# Do this:
Scan the entries and tally the lines that include the string "Recreate". Reply with the figure alone.

** START Information provided **

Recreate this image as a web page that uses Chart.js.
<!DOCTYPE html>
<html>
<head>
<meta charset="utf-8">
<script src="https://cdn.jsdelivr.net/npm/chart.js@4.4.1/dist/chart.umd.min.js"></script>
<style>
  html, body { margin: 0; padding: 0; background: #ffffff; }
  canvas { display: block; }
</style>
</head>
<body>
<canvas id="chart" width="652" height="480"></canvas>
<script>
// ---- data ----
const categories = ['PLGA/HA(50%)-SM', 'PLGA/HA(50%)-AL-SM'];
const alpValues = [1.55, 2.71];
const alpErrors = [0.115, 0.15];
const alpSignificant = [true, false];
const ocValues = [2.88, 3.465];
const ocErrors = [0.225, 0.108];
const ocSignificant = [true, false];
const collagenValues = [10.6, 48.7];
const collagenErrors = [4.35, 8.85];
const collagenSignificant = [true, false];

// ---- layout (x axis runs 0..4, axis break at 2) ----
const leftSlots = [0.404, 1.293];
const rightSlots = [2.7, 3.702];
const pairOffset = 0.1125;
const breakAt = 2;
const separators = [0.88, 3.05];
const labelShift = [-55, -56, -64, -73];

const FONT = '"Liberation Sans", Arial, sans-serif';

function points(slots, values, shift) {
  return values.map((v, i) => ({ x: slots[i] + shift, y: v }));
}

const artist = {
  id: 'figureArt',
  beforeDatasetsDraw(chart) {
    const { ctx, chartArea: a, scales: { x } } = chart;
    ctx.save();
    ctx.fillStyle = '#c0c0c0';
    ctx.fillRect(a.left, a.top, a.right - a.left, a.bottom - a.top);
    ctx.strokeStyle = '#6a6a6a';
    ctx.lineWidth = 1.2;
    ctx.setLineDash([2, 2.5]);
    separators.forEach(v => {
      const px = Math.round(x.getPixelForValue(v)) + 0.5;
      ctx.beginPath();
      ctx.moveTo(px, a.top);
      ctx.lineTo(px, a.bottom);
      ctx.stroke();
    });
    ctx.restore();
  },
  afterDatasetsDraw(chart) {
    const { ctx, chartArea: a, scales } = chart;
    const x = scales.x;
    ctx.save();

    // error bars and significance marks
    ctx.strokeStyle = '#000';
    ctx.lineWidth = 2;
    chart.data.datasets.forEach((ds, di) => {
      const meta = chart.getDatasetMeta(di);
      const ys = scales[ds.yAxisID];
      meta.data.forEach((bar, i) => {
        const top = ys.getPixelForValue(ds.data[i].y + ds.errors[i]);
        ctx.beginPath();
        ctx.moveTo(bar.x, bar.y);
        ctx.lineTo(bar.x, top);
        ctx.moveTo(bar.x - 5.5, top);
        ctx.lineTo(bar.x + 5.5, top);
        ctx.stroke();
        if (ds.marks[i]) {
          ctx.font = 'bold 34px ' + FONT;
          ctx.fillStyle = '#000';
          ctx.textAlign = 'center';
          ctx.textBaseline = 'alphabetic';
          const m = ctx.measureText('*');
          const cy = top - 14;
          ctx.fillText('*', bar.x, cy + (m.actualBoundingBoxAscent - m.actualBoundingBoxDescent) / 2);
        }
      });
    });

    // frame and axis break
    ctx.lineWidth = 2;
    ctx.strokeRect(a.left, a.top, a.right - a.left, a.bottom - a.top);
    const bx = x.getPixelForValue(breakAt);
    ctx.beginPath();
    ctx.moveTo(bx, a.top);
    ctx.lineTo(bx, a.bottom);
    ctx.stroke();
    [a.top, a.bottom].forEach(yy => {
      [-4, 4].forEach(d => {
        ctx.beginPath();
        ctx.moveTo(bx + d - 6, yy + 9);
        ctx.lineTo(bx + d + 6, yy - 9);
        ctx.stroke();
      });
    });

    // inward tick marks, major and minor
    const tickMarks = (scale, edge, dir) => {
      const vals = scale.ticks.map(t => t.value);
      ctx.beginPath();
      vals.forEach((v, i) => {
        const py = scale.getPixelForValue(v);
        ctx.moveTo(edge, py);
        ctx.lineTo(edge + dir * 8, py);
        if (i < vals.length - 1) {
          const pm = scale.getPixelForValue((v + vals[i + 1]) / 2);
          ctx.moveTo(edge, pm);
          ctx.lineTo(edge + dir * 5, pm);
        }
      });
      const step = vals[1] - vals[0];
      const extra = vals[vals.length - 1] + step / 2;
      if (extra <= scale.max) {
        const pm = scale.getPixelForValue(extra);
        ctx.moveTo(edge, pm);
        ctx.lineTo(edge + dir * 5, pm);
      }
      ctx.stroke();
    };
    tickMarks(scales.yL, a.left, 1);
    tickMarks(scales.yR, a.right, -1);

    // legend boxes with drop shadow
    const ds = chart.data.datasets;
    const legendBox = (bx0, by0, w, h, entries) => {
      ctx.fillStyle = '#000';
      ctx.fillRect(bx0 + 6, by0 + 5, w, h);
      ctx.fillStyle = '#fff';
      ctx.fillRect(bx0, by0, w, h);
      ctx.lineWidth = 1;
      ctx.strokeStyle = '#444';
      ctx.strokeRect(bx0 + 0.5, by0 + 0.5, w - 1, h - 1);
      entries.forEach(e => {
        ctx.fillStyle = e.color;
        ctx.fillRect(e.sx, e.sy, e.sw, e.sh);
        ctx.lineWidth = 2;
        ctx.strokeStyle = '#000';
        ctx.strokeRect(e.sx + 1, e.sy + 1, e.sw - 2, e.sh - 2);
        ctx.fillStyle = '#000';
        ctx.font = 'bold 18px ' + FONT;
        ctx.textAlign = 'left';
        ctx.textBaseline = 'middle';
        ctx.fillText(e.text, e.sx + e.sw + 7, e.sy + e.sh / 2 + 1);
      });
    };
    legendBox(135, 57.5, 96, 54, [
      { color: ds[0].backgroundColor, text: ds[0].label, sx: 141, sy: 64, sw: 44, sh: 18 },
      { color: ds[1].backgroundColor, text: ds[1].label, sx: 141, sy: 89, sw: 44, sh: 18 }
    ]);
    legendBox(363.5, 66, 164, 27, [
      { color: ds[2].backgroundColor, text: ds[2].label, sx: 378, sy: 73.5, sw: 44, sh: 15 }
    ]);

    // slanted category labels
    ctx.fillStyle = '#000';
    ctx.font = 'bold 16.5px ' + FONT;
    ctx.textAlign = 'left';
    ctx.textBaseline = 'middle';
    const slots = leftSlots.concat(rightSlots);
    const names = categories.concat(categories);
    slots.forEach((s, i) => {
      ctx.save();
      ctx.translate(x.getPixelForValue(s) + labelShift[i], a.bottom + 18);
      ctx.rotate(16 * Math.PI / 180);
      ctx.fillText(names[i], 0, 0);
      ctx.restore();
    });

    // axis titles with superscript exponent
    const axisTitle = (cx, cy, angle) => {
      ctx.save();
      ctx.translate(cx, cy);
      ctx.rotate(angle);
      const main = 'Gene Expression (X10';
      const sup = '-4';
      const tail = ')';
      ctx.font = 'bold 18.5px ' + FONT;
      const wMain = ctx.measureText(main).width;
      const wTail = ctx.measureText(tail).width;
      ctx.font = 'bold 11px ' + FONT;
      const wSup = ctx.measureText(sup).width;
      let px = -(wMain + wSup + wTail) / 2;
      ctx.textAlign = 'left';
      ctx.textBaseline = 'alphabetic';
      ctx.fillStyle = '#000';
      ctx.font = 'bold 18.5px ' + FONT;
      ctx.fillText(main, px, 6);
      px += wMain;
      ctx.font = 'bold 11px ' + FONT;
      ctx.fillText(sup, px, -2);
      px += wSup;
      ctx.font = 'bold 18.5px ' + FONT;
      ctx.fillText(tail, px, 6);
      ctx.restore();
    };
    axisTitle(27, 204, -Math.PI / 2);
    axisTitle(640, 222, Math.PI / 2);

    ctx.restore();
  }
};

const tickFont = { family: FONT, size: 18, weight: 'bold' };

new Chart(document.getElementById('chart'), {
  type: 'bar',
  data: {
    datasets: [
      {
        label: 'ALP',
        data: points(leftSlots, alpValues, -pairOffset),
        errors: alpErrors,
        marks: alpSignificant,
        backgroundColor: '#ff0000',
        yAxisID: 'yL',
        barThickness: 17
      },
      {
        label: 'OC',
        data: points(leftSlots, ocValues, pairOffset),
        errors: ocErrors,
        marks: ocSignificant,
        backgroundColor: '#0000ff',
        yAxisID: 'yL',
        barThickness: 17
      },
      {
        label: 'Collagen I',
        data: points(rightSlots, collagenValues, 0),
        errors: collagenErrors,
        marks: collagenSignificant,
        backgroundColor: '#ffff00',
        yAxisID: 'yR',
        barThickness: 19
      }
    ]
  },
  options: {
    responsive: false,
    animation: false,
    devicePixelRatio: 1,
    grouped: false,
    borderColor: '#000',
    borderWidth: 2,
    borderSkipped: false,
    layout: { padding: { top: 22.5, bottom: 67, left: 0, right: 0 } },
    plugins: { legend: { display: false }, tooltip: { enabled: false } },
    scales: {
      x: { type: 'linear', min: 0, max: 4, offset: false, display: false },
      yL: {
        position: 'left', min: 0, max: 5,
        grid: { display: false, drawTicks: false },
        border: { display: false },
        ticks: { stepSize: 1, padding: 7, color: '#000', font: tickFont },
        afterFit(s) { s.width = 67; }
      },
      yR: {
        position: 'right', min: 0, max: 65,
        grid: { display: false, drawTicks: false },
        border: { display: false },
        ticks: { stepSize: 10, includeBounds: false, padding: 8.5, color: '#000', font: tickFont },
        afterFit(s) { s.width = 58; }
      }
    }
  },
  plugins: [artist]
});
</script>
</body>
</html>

** END Information provided **
** START Information provided **

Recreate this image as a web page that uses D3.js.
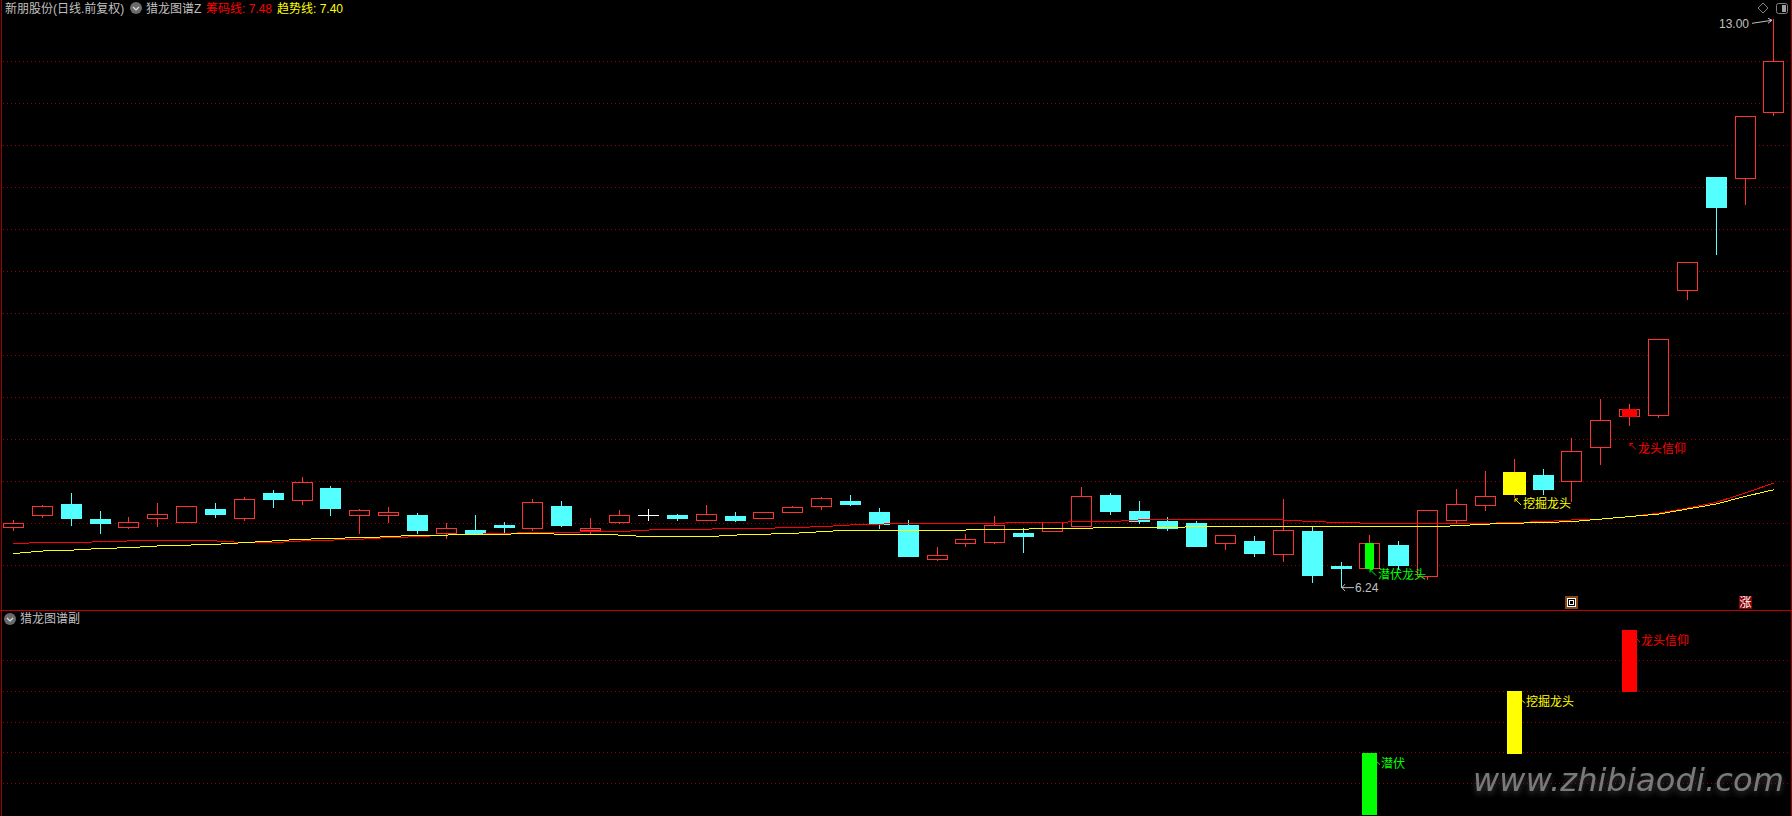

** END Information provided **

# Written answer:
2